Editing Beatrix Potter


An editor’s work is mostly unseen, so it can be a shock on the rare occasions when we can compare an author’s early draft with the finished book.

I was recently thrilled to find a 1969 edition of The Tailor of Gloucester, taken from Beatrix Potter’s original manuscript. 
my childhood copy



I’m still thrilled, but for many different reasons. The first shock was the cover: not the dear little mouse tailor reading his paper on a spool of thread, but a pleasant painting of Gloucester in the snow. My favourite picture, of a mouse finishing an elaborate embroidery wasn’t there at all. (I’m sure this is what started my fascination with embroidery at about the same time). In fact, there are many fewer pictures: as Beatrix Potter said in the  letter to the child it was written for: “There ought to have been more pictures towards the end, and they would have been the best ones; only Miss Potter was tired of it! Which was lazy of Miss Potter.”
The introduction explains that she later had the book privately printed, in 1902, rather than giving it to her publisher, Frederick Warne & Co, because, “I was quite sure in advance that you would cut out some of my favourite rhymes!”
my favourite illustration
She was right: when Warne published it in 1903, it was with more illustrations, and fewer nursery rhymes. The text is trimmed and clarified. It is a much better book.
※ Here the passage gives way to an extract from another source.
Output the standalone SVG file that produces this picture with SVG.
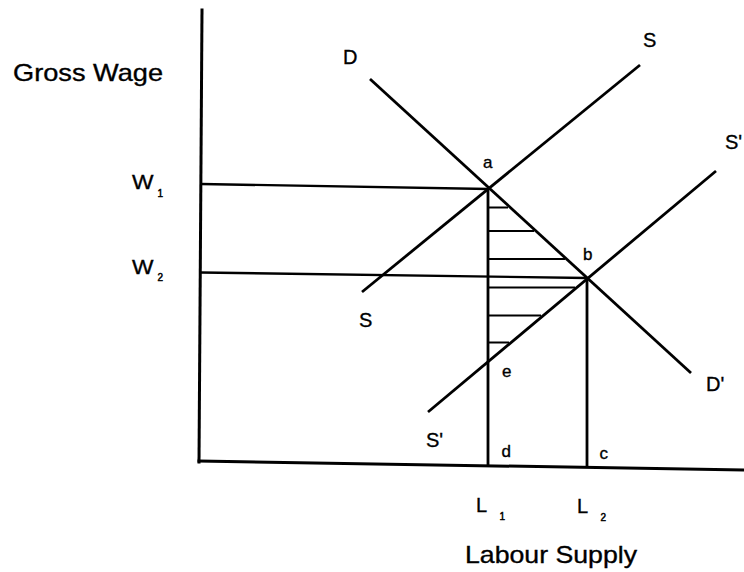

One of my editors once said to me, “This is a beautiful scene – but it doesn’t belong in the book.” I’d say the same about the collection of old rhymes in Potter’s manuscript: interesting, worthy of collecting – but they don’t belong in the book.
I’ve sung editors’ praises before, because I know how much they add to my own work, but it was a rare treat to be able to stand back objectively and see their influence on a classic work.

If you're a Beatrix Potter fan: I was searching online for a cover image and found this lovely site: Tailor of Gloucester (Though in the end I just scanned my own books.)